## Aim of the task
Check each line of the material below, and copy it if it holds the string "this".
# # # # #
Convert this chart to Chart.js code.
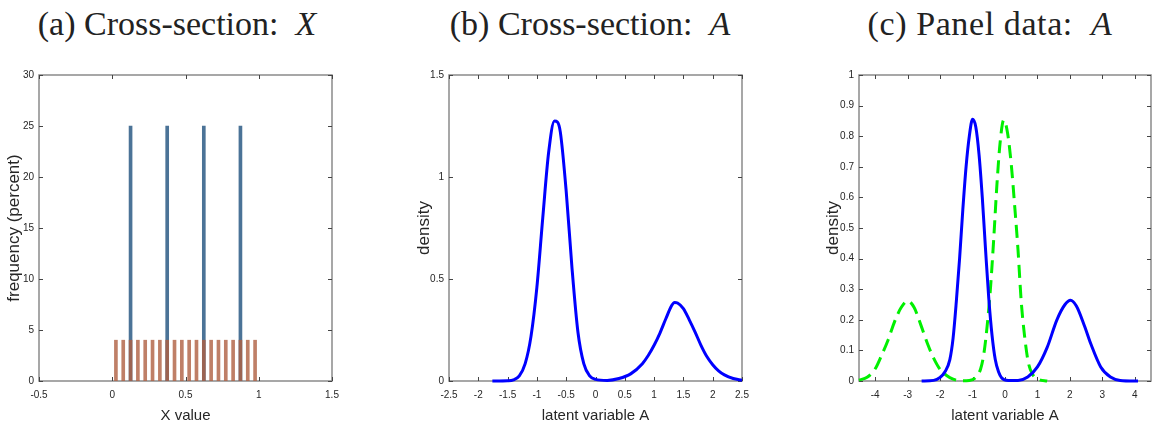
<!DOCTYPE html>
<html>
<head>
<meta charset="utf-8">
<script src="https://cdn.jsdelivr.net/npm/chart.js@4/dist/chart.umd.min.js"></script>
<style>
  html, body { margin: 0; padding: 0; background: #fff; }
  body { width: 1152px; height: 423px; position: relative; overflow: hidden; }
  .titulo {
    position: absolute; top: 4px; width: 400px; text-align: center;
    font-family: "Liberation Serif", "Times New Roman", serif;
    font-size: 34px; line-height: 40px; color: #222; white-space: nowrap;
  }
  .panel { position: absolute; top: 60px; width: 384px; height: 363px; }
</style>
</head>
<body>
<div class="titulo" style="left:-23px">(a) Cross-section: &nbsp;<i>X</i></div>
<div class="titulo" style="left:390px">(b) Cross-section: &nbsp;<i>A</i></div>
<div class="titulo" style="left:790px; letter-spacing:0.6px">(c) Panel data: &nbsp;<i>A</i></div>

<div class="panel" style="left:0px"><canvas id="chartA"></canvas></div>
<div class="panel" style="left:384px"><canvas id="chartB"></canvas></div>
<div class="panel" style="left:768px"><canvas id="chartC"></canvas></div>

<script>
// ======= Datos panel (a): histogramas de X =======
const xAzul = [0.125, 0.375, 0.625, 0.875];
const yAzul = [25, 25, 25, 25];
const xNaranja = [0.025, 0.075, 0.125, 0.175, 0.225, 0.275, 0.325, 0.375, 0.425, 0.475,
                  0.525, 0.575, 0.625, 0.675, 0.725, 0.775, 0.825, 0.875, 0.925, 0.975];
const yNaranja = [4, 4, 4, 4, 4, 4, 4, 4, 4, 4, 4, 4, 4, 4, 4, 4, 4, 4, 4, 4];
const ticksXA = [-0.5, 0, 0.5, 1, 1.5];
const labelsXA = ["-0.5", "0", "0.5", "1", "1.5"];
const ticksYA = [0, 5, 10, 15, 20, 25, 30];
const labelsYA = ["0", "5", "10", "15", "20", "25", "30"];

// ======= Datos panel (b): densidad de A =======
const xB = [-1.76, -1.5, -1.4, -1.3, -1.2, -1.1, -1.0, -0.9, -0.8, -0.7, -0.65, -0.6, -0.5,
            -0.4, -0.3, -0.2, -0.1, 0.0, 0.2, 0.4, 0.6, 0.8, 0.9, 1.0, 1.1, 1.2, 1.3, 1.35, 1.4,
            1.5, 1.6, 1.7, 1.8, 1.9, 2.0, 2.1, 2.2, 2.35, 2.5];
const yB = [0, 0.001, 0.005, 0.025, 0.085, 0.22, 0.46, 0.80, 1.12, 1.275, 1.27, 1.22, 0.93,
            0.55, 0.24, 0.085, 0.025, 0.008, 0.003, 0.012, 0.035, 0.085, 0.125, 0.175, 0.235, 0.305, 0.37, 0.385, 0.382,
            0.355, 0.30, 0.24, 0.175, 0.12, 0.08, 0.05, 0.03, 0.012, 0.004];
const ticksXB = [-2.5, -2, -1.5, -1, -0.5, 0, 0.5, 1, 1.5, 2, 2.5];
const labelsXB = ["-2.5", "-2", "-1.5", "-1", "-0.5", "0", "0.5", "1", "1.5", "2", "2.5"];
const ticksYB = [0, 0.5, 1, 1.5];
const labelsYB = ["0", "0.5", "1", "1.5"];

// ======= Datos panel (c): datos de panel =======
const xCazul = [-2.57, -2.2, -2.0, -1.85, -1.7, -1.6, -1.5, -1.4, -1.3, -1.2, -1.1, -1.0, -0.9,
                -0.8, -0.7, -0.6, -0.5, -0.4, -0.3, -0.2, -0.1, 0.1, 0.4, 0.7, 1.0, 1.3, 1.6,
                1.85, 2.02, 2.2, 2.45, 2.65, 2.95, 3.25, 3.55, 4.1];
const yCazul = [0, 0.002, 0.012, 0.03, 0.07, 0.14, 0.26, 0.40, 0.56, 0.70, 0.80, 0.855, 0.83,
                0.74, 0.60, 0.43, 0.27, 0.15, 0.07, 0.03, 0.01, 0.002, 0.002, 0.013, 0.046, 0.11, 0.20,
                0.25, 0.264, 0.245, 0.18, 0.12, 0.046, 0.013, 0.002, 0];
const xCverde = [-4.5, -4.25, -4.0, -3.8, -3.6, -3.4, -3.2, -3.0, -2.8, -2.6, -2.4, -2.2, -2.0,
                 -1.8, -1.6, -1.4, -1.1, -0.9, -0.75, -0.65, -0.55, -0.45, -0.35, -0.25, -0.15,
                 -0.04, 0.08, 0.2, 0.3, 0.4, 0.5, 0.6, 0.72, 0.85, 1.05, 1.3];
const yCverde = [0.003, 0.012, 0.04, 0.085, 0.135, 0.195, 0.24, 0.262, 0.24, 0.185, 0.125, 0.075, 0.038,
                 0.018, 0.006, 0.001, 0.002, 0.012, 0.04, 0.09, 0.18, 0.30, 0.46, 0.64, 0.78,
                 0.853, 0.81, 0.70, 0.57, 0.43, 0.26, 0.15, 0.06, 0.022, 0.005, 0];
const ticksXC = [-4, -3, -2, -1, 0, 1, 2, 3, 4];
const labelsXC = ["-4", "-3", "-2", "-1", "0", "1", "2", "3", "4"];
const ticksYC = [0, 0.1, 0.2, 0.3, 0.4, 0.5, 0.6, 0.7, 0.8, 0.9, 1];
const labelsYC = ["0", "0.1", "0.2", "0.3", "0.4", "0.5", "0.6", "0.7", "0.8", "0.9", "1"];

// ======= Estilo comun =======
const SANS = "'Liberation Sans', Arial, sans-serif";
const GRIS = "#262626";

const zip = (xs, ys) => xs.map((x, i) => ({ x, y: ys[i] }));

// caja tipo MATLAB con ticks hacia adentro en los 4 lados
const cajaPlugin = {
  id: 'caja',
  beforeDatasetsDraw(chart) {
    const { ctx, chartArea: a, scales: { x, y } } = chart;
    ctx.save();
    ctx.strokeStyle = "#8a8a8a";
    ctx.lineWidth = 1.5;
    ctx.strokeRect(a.left, a.top, a.right - a.left, a.bottom - a.top);
    ctx.strokeStyle = "#444";
    ctx.lineWidth = 1;
    ctx.beginPath();
    x.ticks.forEach(t => {
      const px = Math.round(x.getPixelForValue(t.value)) + 0.5;
      ctx.moveTo(px, a.bottom); ctx.lineTo(px, a.bottom - 4);
      ctx.moveTo(px, a.top); ctx.lineTo(px, a.top + 4);
    });
    y.ticks.forEach(t => {
      const py = Math.round(y.getPixelForValue(t.value)) + 0.5;
      ctx.moveTo(a.left, py); ctx.lineTo(a.left + 4, py);
      ctx.moveTo(a.right, py); ctx.lineTo(a.right - 4, py);
    });
    ctx.stroke();
    ctx.restore();
  }
};

function ejeX(min, max, valores, etiquetas, titulo) {
  return {
    type: 'linear', min, max, offset: false,
    grid: { display: false, drawTicks: false }, border: { display: false },
    afterBuildTicks: s => { s.ticks = valores.map(v => ({ value: v })); },
    afterFit: s => { s.height = 42; },
    ticks: {
      autoSkip: false, maxRotation: 0, padding: 8, color: GRIS,
      font: { family: SANS, size: 10 },
      callback: (v, i) => etiquetas[i]
    },
    title: {
      display: true, text: titulo, color: GRIS, padding: { top: 0, bottom: 0 },
      font: { family: SANS, size: 15, lineHeight: 1 }
    }
  };
}

function ejeY(max, valores, etiquetas, ancho, tituloPad, titulo) {
  return {
    type: 'linear', min: 0, max,
    grid: { display: false, drawTicks: false }, border: { display: false },
    afterBuildTicks: s => { s.ticks = valores.map(v => ({ value: v })); },
    afterFit: s => { s.width = ancho; },
    ticks: {
      autoSkip: false, padding: 5, color: GRIS,
      font: { family: SANS, size: 10 },
      callback: (v, i) => etiquetas[i]
    },
    title: {
      display: true, text: titulo, color: GRIS, padding: { top: tituloPad, bottom: 0 },
      font: { family: SANS, size: 17, lineHeight: 1 }
    }
  };
}

const baseOpts = {
  responsive: true,
  maintainAspectRatio: false,
  animation: false,
  plugins: { legend: { display: false }, tooltip: { enabled: false } }
};

// ======= Panel (a) =======
new Chart(document.getElementById('chartA'), {
  type: 'bar',
  data: {
    datasets: [
      {
        data: zip(xNaranja, yNaranja),
        backgroundColor: 'rgba(175,95,65,0.8)',
        borderWidth: 0, barThickness: 3, grouped: false
      },
      {
        data: zip(xAzul, yAzul),
        backgroundColor: 'rgba(55,100,140,0.9)',
        borderWidth: 0, barThickness: 3, grouped: false
      }
    ]
  },
  options: {
    ...baseOpts,
    layout: { padding: { left: 0, top: 15, right: 52, bottom: 0 } },
    scales: {
      x: ejeX(-0.5, 1.5, ticksXA, labelsXA, 'X value'),
      y: ejeY(30, ticksYA, labelsYA, 39, 6, 'frequency (percent)')
    }
  },
  plugins: [cajaPlugin]
});

// ======= Panel (b) =======
new Chart(document.getElementById('chartB'), {
  type: 'line',
  data: {
    datasets: [{
      data: zip(xB, yB),
      borderColor: '#0000ff', borderWidth: 3, pointRadius: 0,
      cubicInterpolationMode: 'monotone', clip: 6
    }]
  },
  options: {
    ...baseOpts,
    layout: { padding: { left: 0, top: 15, right: 26, bottom: 0 } },
    scales: {
      x: ejeX(-2.5, 2.5, ticksXB, labelsXB, 'latent variable A'),
      y: ejeY(1.5, ticksYB, labelsYB, 65, 31.5, 'density')
    }
  },
  plugins: [cajaPlugin]
});

// ======= Panel (c) =======
new Chart(document.getElementById('chartC'), {
  type: 'line',
  data: {
    datasets: [
      {
        data: zip(xCazul, yCazul),
        borderColor: '#0000ff', borderWidth: 3, pointRadius: 0,
        cubicInterpolationMode: 'monotone', clip: 6
      },
      {
        data: zip(xCverde, yCverde),
        borderColor: '#00f000', borderWidth: 3, pointRadius: 0, borderDash: [13, 7],
        cubicInterpolationMode: 'monotone', clip: 6
      }
    ]
  },
  options: {
    ...baseOpts,
    layout: { padding: { left: 0, top: 15, right: 1, bottom: 0 } },
    scales: {
      x: ejeX(-4.5, 4.5, ticksXC, labelsXC, 'latent variable A'),
      y: ejeY(1, ticksYC, labelsYC, 91, 56.5, 'density')
    }
  },
  plugins: [cajaPlugin]
});
</script>
</body>
</html>
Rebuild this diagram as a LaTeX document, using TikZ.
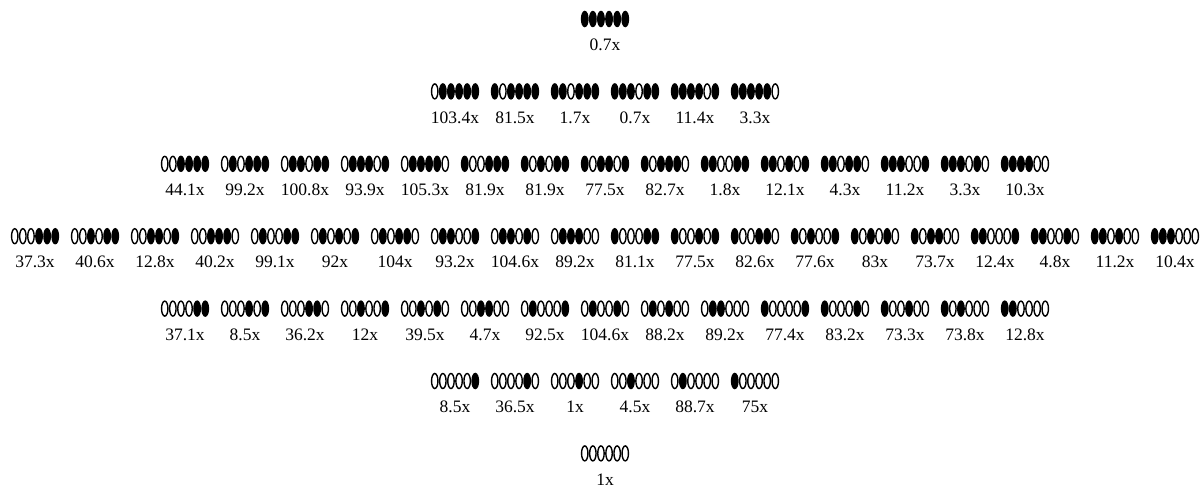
\documentclass[tikz,border=0pt]{standalone}
\usepackage{fontspec}
\setmainfont{Liberation Serif}
\usetikzlibrary{shapes.geometric}
\tikzset{
  bitnode/.style={draw=black, line width=1.4pt, ellipse, minimum width=6.4pt, minimum height=15pt, inner sep=0pt},
  lab/.style={inner sep=0pt, font=\fontsize{17.5}{20}\selectfont}
}
\def\splitbits#1#2#3#4#5#6{\def\bitlist{#1,#2,#3,#4,#5,#6}}
\newcommand\drawrow[3]{%
  \foreach \p/\l [count=\i] in {#3}{%
    \pgfmathsetmacro\cx{605+(\i-(#2+1)/2)*60}%
    \pgfmathsetmacro\cy{19+72.4*(#1-1)}%
    \expandafter\splitbits\p
    \foreach \b [count=\k] in \bitlist {%
      \ifnum\b=1 \def\fc{black}\else\def\fc{white}\fi
      \node[bitnode, fill=\fc] (b#1-\i-\k) at ({\cx+(\k-3.5)*8.1},\cy) {};
    }
    \node[lab] (l#1-\i) at (\cx,\cy+26) {\l};
  }}
\begin{document}
\begin{tikzpicture}[x=1pt,y=-1pt]
\useasboundingbox (0,0) rectangle (1202,488);
\drawrow{1}{1}{111111/0.7x}
\drawrow{2}{6}{011111/103.4x,101111/81.5x,110111/1.7x,111011/0.7x,111101/11.4x,111110/3.3x}
\drawrow{3}{15}{001111/44.1x,010111/99.2x,011011/100.8x,011101/93.9x,011110/105.3x,100111/81.9x,101011/81.9x,101101/77.5x,101110/82.7x,110011/1.8x,110101/12.1x,110110/4.3x,111001/11.2x,111010/3.3x,111100/10.3x}
\drawrow{4}{20}{000111/37.3x,001011/40.6x,001101/12.8x,001110/40.2x,010011/99.1x,010101/92x,010110/104x,011001/93.2x,011010/104.6x,011100/89.2x,100011/81.1x,100101/77.5x,100110/82.6x,101001/77.6x,101010/83x,101100/73.7x,110001/12.4x,110010/4.8x,110100/11.2x,111000/10.4x}
\drawrow{5}{15}{000011/37.1x,000101/8.5x,000110/36.2x,001001/12x,001010/39.5x,001100/4.7x,010001/92.5x,010010/104.6x,010100/88.2x,011000/89.2x,100001/77.4x,100010/83.2x,100100/73.3x,101000/73.8x,110000/12.8x}
\drawrow{6}{6}{000001/8.5x,000010/36.5x,000100/1x,001000/4.5x,010000/88.7x,100000/75x}
\drawrow{7}{1}{000000/1x}
\end{tikzpicture}
\end{document}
# # # # #
## Result
Convert this chart to Chart.js code.
Rebuild this diagram as a LaTeX document, using TikZ.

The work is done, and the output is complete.